Hunter was born in Millbrook in Canada West in March 1859, and first started showing his talent for caricature during his time as a schoolboy. He initially followed his father John Hunter's footsteps to become a Clerk of the Division Court at Millbrook.

As a young man, he travelled through Western Canada, and produced a series of prints concerning Indians and western life. His first published work as an illustrator appeared in 1882, with his first political cartoons commissioned by John Wilson Bengough for the satirical magazine Grip in Toronto. He was firmly established in Toronto by 1885. Together with Bengough and other cartoonists, he helped to popularize the fictional character of Johnny Canuck as a national personification of Canada.
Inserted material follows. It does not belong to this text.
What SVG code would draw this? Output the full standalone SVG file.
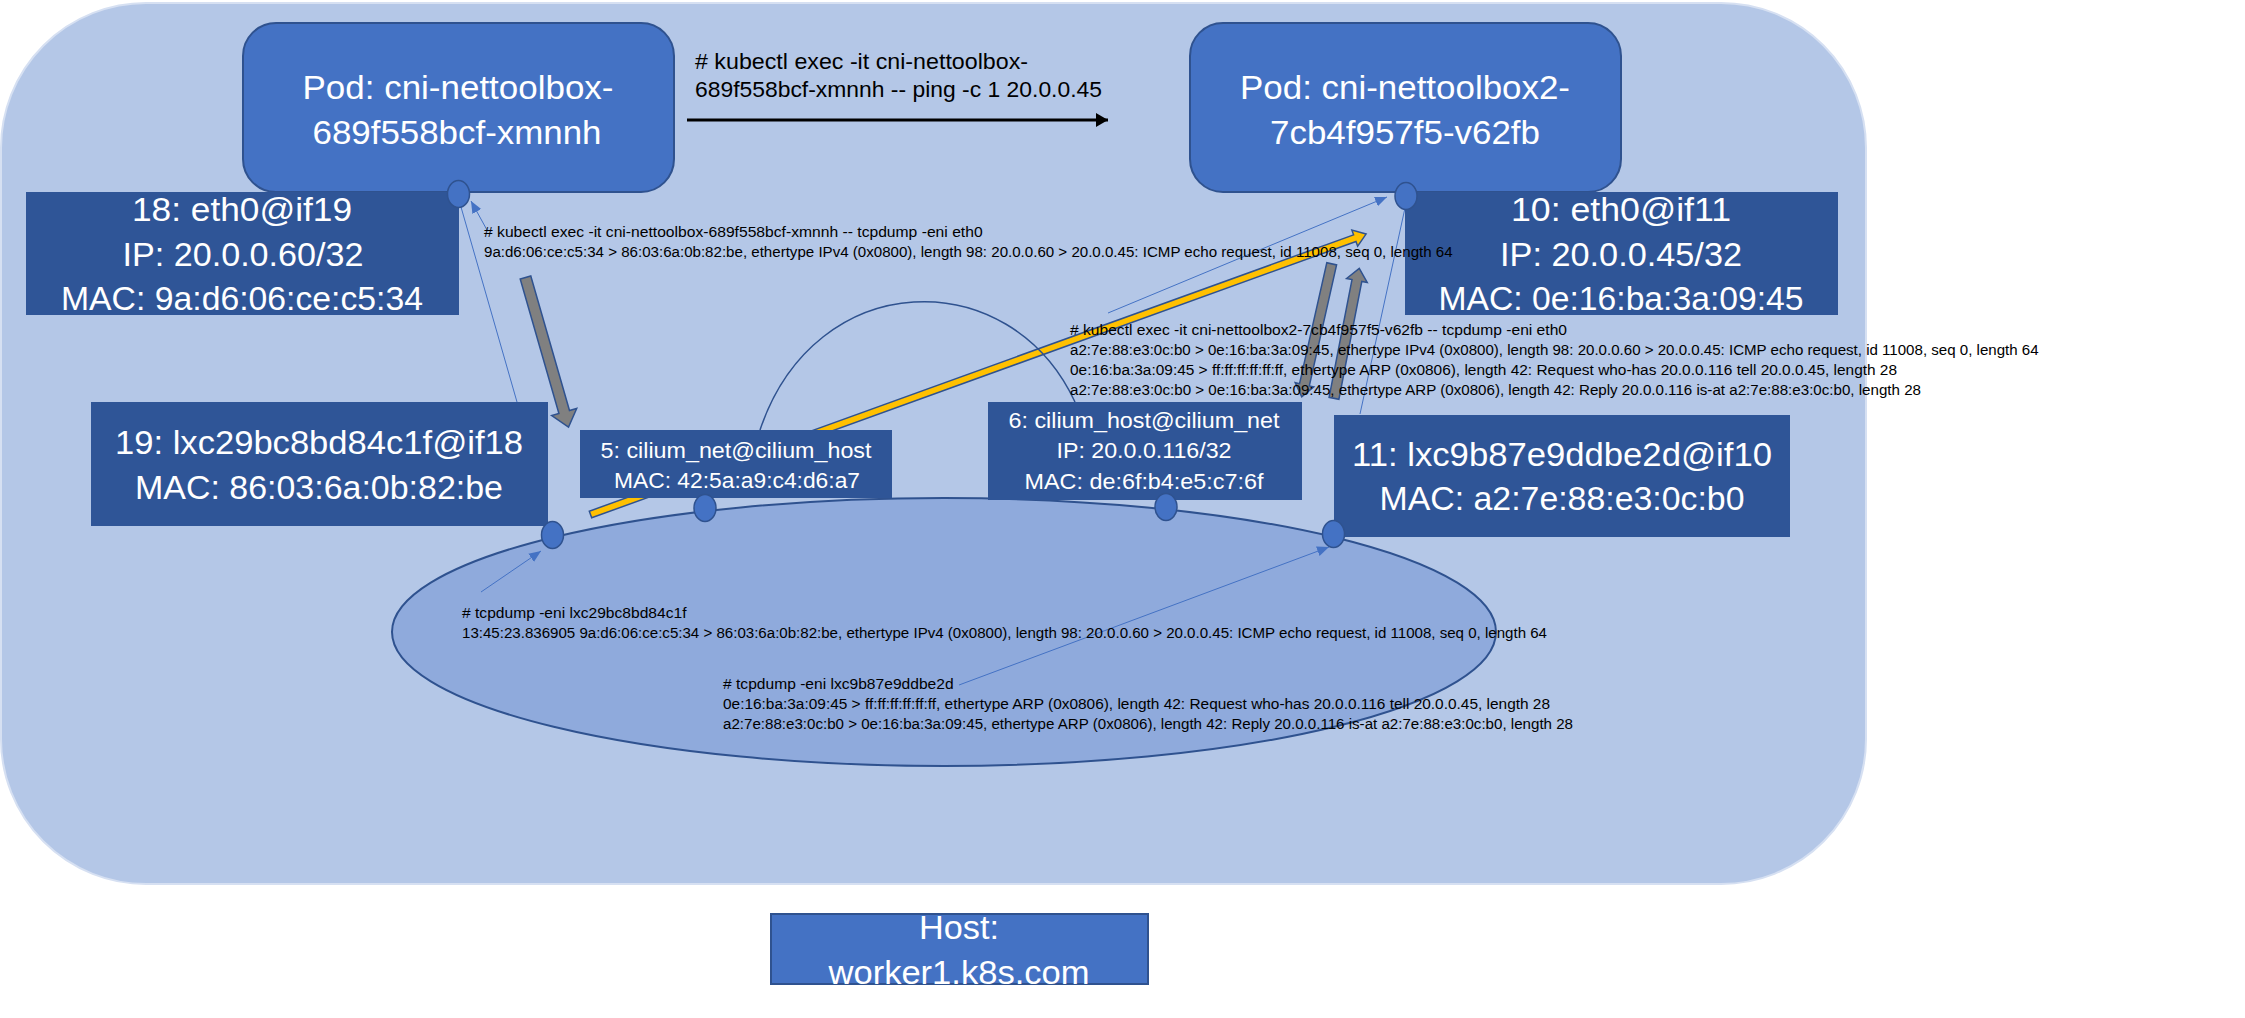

He worked for the Toronto World newspaper for twenty years beginning in 1897. His work displayed his support for the Conservative Party of Canada and criticized Liberals such as Wilfrid Laurier, French Canadians, Catholics, and Americans. Many of Hunter's cartoons were inspired by William Findlay Maclean.

During World War I, Hunter moved to The Globe where his satirical targets included French-Canadian opposition to conscription. These cartoons had a noticeable anti-Laurier and anti-Quebec bias. After the war, he moved to the Toronto Star. He had also worked for the Toronto News

For three months every summer, Hunter stayed at "Pepacton", a cottage on the McCracken's Shore of Stony Lake, which became a gathering place for artists, writers and musicians. He wrote about the area for the Peterborough Examiner in 1895.

Hunter retired in early 1937, and died in Toronto in December 1939.